Bayesian Optimization of Partially Known Systems using Hybrid Models

Abstract

Bayesian optimization (BO) has gained attention as an efficient algorithm for black-box optimization of expensive-to-evaluate systems, where the BO algorithm iteratively queries the system and suggests new trials based on a probabilistic model fitted to previous samples. Still, the standard BO loop may require a prohibitively large number of experiments to converge to the optimum, especially for high-dimensional and nonlinear systems. We present a hybrid model-based BO formulation that combines the iterative Bayesian learning of BO with partially known mechanistic physical models. Instead of learning a direct mapping from inputs to the objective, we write all known equations for a physics-based model and infer expressions for variables missing equations using a probabilistic model, in our case, a Gaussian process (GP). The final formulation then includes the GP as a constraint in the hybrid model, thereby allowing other physics-based nonlinear and implicit model constraints.

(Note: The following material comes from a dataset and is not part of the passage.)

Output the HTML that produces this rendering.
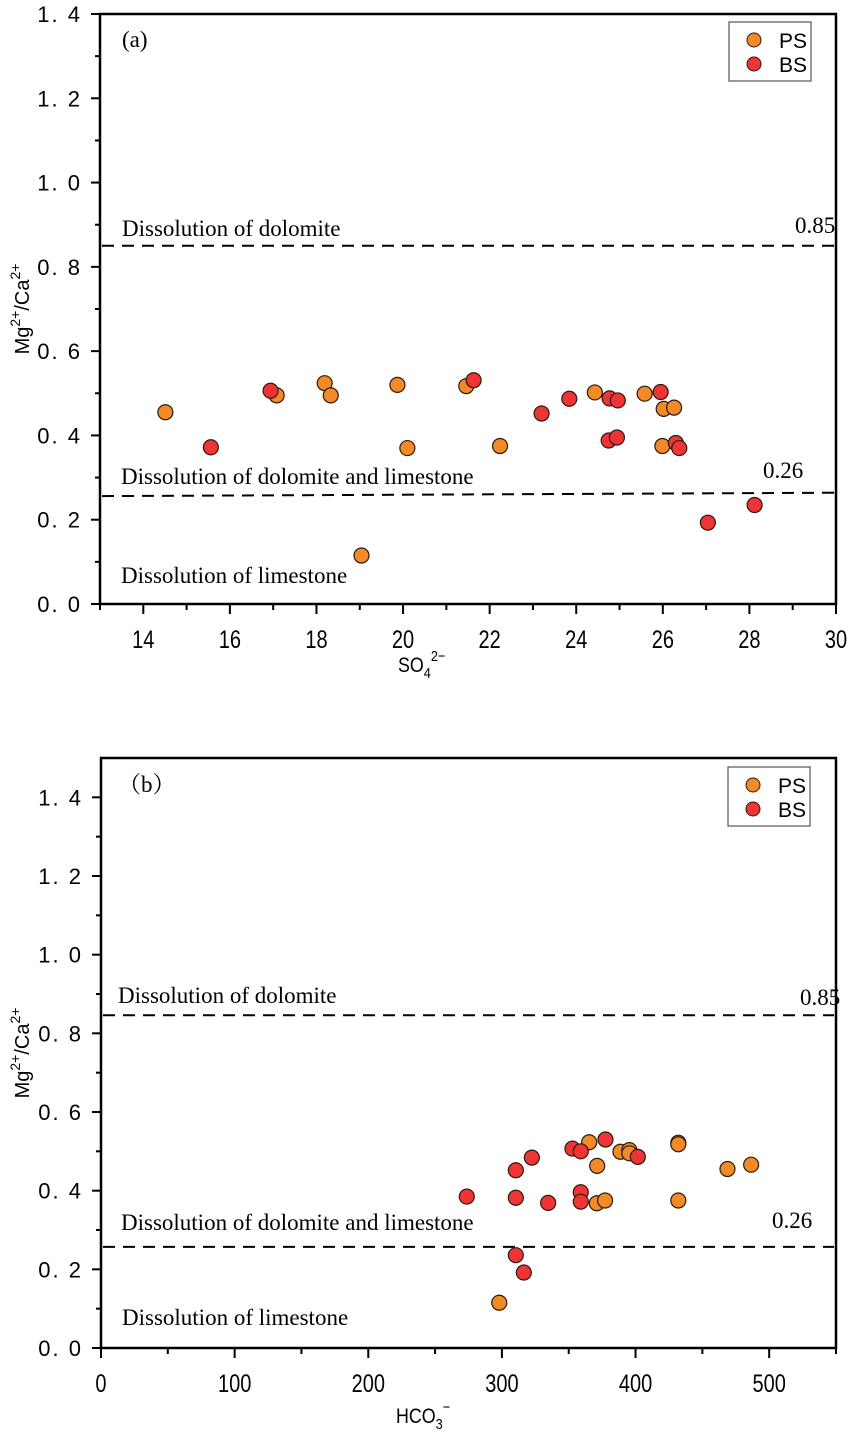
<!DOCTYPE html>
<html><head><meta charset="utf-8"><style>
html,body{margin:0;padding:0;background:#fff;}
svg{display:block;}
</style></head><body>
<svg id="chart" width="851" height="1442" viewBox="0 0 851 1442" xmlns="http://www.w3.org/2000/svg"></svg>
<script>
// ---- Panel (a) data: SO4 vs Mg/Ca ----
const aPSx = [14.51,17.08,18.19,18.33,19.87,20.1,19.04,21.46,22.24,24.43,25.58,26.02,26.26,25.99];
const aPSy = [0.455,0.495,0.524,0.495,0.52,0.37,0.115,0.517,0.375,0.502,0.499,0.463,0.466,0.375];
const aBSx = [15.56,16.94,21.63,23.2,23.84,24.77,24.96,24.75,24.94,25.95,26.3,26.38,27.04,28.12];
const aBSy = [0.372,0.506,0.531,0.452,0.487,0.488,0.483,0.388,0.395,0.503,0.382,0.37,0.193,0.235];
const aXTicks = [14,16,18,20,22,24,26,28,30];
const aYTicks = [0.0,0.2,0.4,0.6,0.8,1.0,1.2,1.4];
// ---- Panel (b) data: HCO3 vs Mg/Ca ----
const bPSx = [298,365.3,371.3,388.7,395.4,395.4,432,432,468.8,486.5,371,377.2,432];
const bPSy = [0.115,0.523,0.463,0.499,0.503,0.495,0.522,0.518,0.455,0.466,0.368,0.375,0.375];
const bBSx = [273.7,310.4,322.4,310.4,334.6,310.4,316.4,352.8,359,377.5,401.7,359,359];
const bBSy = [0.385,0.452,0.484,0.382,0.369,0.236,0.192,0.507,0.5,0.53,0.486,0.396,0.372];
const bXTicks = [0,100,200,300,400,500];
const bYTicks = [0.0,0.2,0.4,0.6,0.8,1.0,1.2,1.4];

const NS='http://www.w3.org/2000/svg';
const svg=document.getElementById('chart');
function el(tag,attrs,parent,text){const e=document.createElementNS(NS,tag);for(const k in attrs)e.setAttribute(k,attrs[k]);if(text!==undefined)e.textContent=text;(parent||svg).appendChild(e);return e;}

function panel(cfg){
  const g=el('g',{});
  
  
  const L=cfg.left,R=cfg.right,T=cfg.top,B=cfg.bottom;
  const sx=v=>L+(v-cfg.xmin)/(cfg.xmax-cfg.xmin)*(R-L);
  const sy=v=>B-(v-cfg.ymin)/(cfg.ymax-cfg.ymin)*(B-T);
  const frame=el('rect',{x:L,y:T,width:R-L,height:B-T,fill:'none',stroke:'#000','stroke-width':2.5},g);
  
  
  for(const t of cfg.yTicks){
    const y=sy(t);
    const tk=el('line',{x1:L-9,x2:L,y1:y,y2:y,stroke:'#000','stroke-width':2},g);
    
    
    const lb=el('text',{x:L-18,y:y+8,'text-anchor':'end','font-family':'Liberation Sans, sans-serif','font-size':22,'letter-spacing':'2'},g,t.toFixed(1).replace('.','. '));
    
    
    const m=t+cfg.yMinor;
    if(m<cfg.ymax){const my=sy(m);const mk=el('line',{x1:L-5,x2:L,y1:my,y2:my,stroke:'#000','stroke-width':2},g);
      
      }
  }
  for(let v=cfg.xmin; v<=cfg.xmax+1e-9; v+=cfg.xMinor){
    const x=sx(v);
    const major=cfg.xTicks.some(t=>Math.abs(t-v)<1e-6);
    const tk=el('line',{x1:x,x2:x,y1:B,y2:B+(major?10:6),stroke:'#000','stroke-width':2},g);
    
    
  }
  for(const t of cfg.xTicks){
    const lb=el('text',{x:sx(t),y:B+44,'text-anchor':'middle','font-family':'Liberation Sans, sans-serif','font-size':25,transform:`translate(${sx(t)},0) scale(0.8,1) translate(${-sx(t)},0)`},g,String(t));
    
    
  }
  for(const d of cfg.dashes){
    const ln=el('line',{x1:L+2,x2:R-2,y1:sy(d[0]),y2:sy(d[1]),stroke:'#000','stroke-width':2,'stroke-dasharray':'12 8'},g);
    
    
  }
  for(const a of cfg.notes){
    const tx=el('text',{x:a[0],y:a[1],'font-family':'Liberation Serif, "Noto Serif CJK SC", serif','font-size':23},g,a[2]);
    
    
  }
  function pts(xs,ys,fill,nm){
    for(let i=0;i<xs.length;i++){
      const c=el('circle',{cx:sx(xs[i]),cy:sy(ys[i]),r:7.5,fill:fill,stroke:'#2a1a10','stroke-width':1.2},g);
      
      
    }
  }
  pts(cfg.psx,cfg.psy,'#f28a28','ps-point');
  pts(cfg.bsx,cfg.bsy,'#ee3434','bs-point');
  const lg=el('g',{},g);
  
  
  el('rect',{x:cfg.lx,y:cfg.ly,width:82,height:59,fill:'#fff',stroke:'#555','stroke-width':1.2},lg);
  const e1=el('circle',{cx:cfg.lx+25,cy:cfg.ly+18,r:7,fill:'#f28a28',stroke:'#2a1a10','stroke-width':1},lg);
  
  
  el('text',{x:cfg.lx+50,y:cfg.ly+26,'font-family':'Liberation Sans, sans-serif','font-size':21},lg,'PS');
  const e2=el('circle',{cx:cfg.lx+25,cy:cfg.ly+42,r:7,fill:'#ee3434',stroke:'#2a1a10','stroke-width':1},lg);
  
  
  el('text',{x:cfg.lx+50,y:cfg.ly+50,'font-family':'Liberation Sans, sans-serif','font-size':21},lg,'BS');
  const yc=(T+B)/2;
  const yt=el('text',{x:29,y:yc,'text-anchor':'middle','font-family':'Liberation Sans, sans-serif','font-size':20,transform:`rotate(-90 29 ${yc})`},g);
  
  
  yt.innerHTML='Mg<tspan dy="-9" font-size="14">2+</tspan><tspan dy="9">/Ca</tspan><tspan dy="-9" font-size="14">2+</tspan>';
  const xt=el('text',{x:cfg.xtx,y:cfg.xty,'font-family':'Liberation Sans, sans-serif','font-size':21,transform:`translate(${cfg.xtx},0) scale(0.85,1) translate(${-cfg.xtx},0)`},g);
  
  
  xt.innerHTML=cfg.xtitle;
}

panel({name:'panel-a',left:100,right:836,top:14,bottom:604,xmin:13,xmax:30,ymin:0,ymax:1.4,
  xTicks:aXTicks,yTicks:aYTicks,xMinor:1,yMinor:0.1,
  dashes:[[0.85,0.85,'085'],[0.256,0.264,'026']],
  notes:[[122,47,'(a)','panel-label'],[122,236,'Dissolution of dolomite','note-dolomite'],[795,233,'0.85','value-085'],
    [121,484,'Dissolution of dolomite and limestone','note-dolomite-limestone'],[763,478,'0.26','value-026'],[121,583,'Dissolution of limestone','note-limestone']],
  psx:aPSx,psy:aPSy,bsx:aBSx,bsy:aBSy,lx:729,ly:22,
  xtx:398,xty:672,xtitle:'SO<tspan dy="6" font-size="15">4</tspan><tspan dy="-17" font-size="15">2−</tspan>'});

panel({name:'panel-b',left:101,right:836,top:758,bottom:1348,xmin:0,xmax:550,ymin:0,ymax:1.5,
  xTicks:bXTicks,yTicks:bYTicks,xMinor:50,yMinor:0.1,
  dashes:[[0.846,0.846,'085'],[0.257,0.257,'026']],
  notes:[[118,792,'（b）','panel-label'],[118,1003,'Dissolution of dolomite','note-dolomite'],[800,1005,'0.85','value-085'],
    [121,1230,'Dissolution of dolomite and limestone','note-dolomite-limestone'],[772,1228,'0.26','value-026'],[122,1325,'Dissolution of limestone','note-limestone']],
  psx:bPSx,psy:bPSy,bsx:bBSx,bsy:bBSy,lx:728,ly:767,
  xtx:396,xty:1423,xtitle:'HCO<tspan dy="6" font-size="15">3</tspan><tspan dy="-17" font-size="15">−</tspan>'});
</script>
</body></html>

This hybrid model formulation yields a constrained, nonlinear stochastic program, which we discretize using the sample-average approximation. In an in-silico optimization of a single-stage distillation, the hybrid BO model based on mass conservation laws yields significantly better designs than a standard BO loop. Furthermore, the hybrid model converges in as few as one iteration, depending on the initial samples, whereas, the standard BO does not converge within 25 for any of the seeds. Overall, the proposed hybrid BO scheme presents a promising optimization method for partially known systems, leveraging the strengths of both mechanistic modeling and data-driven optimization.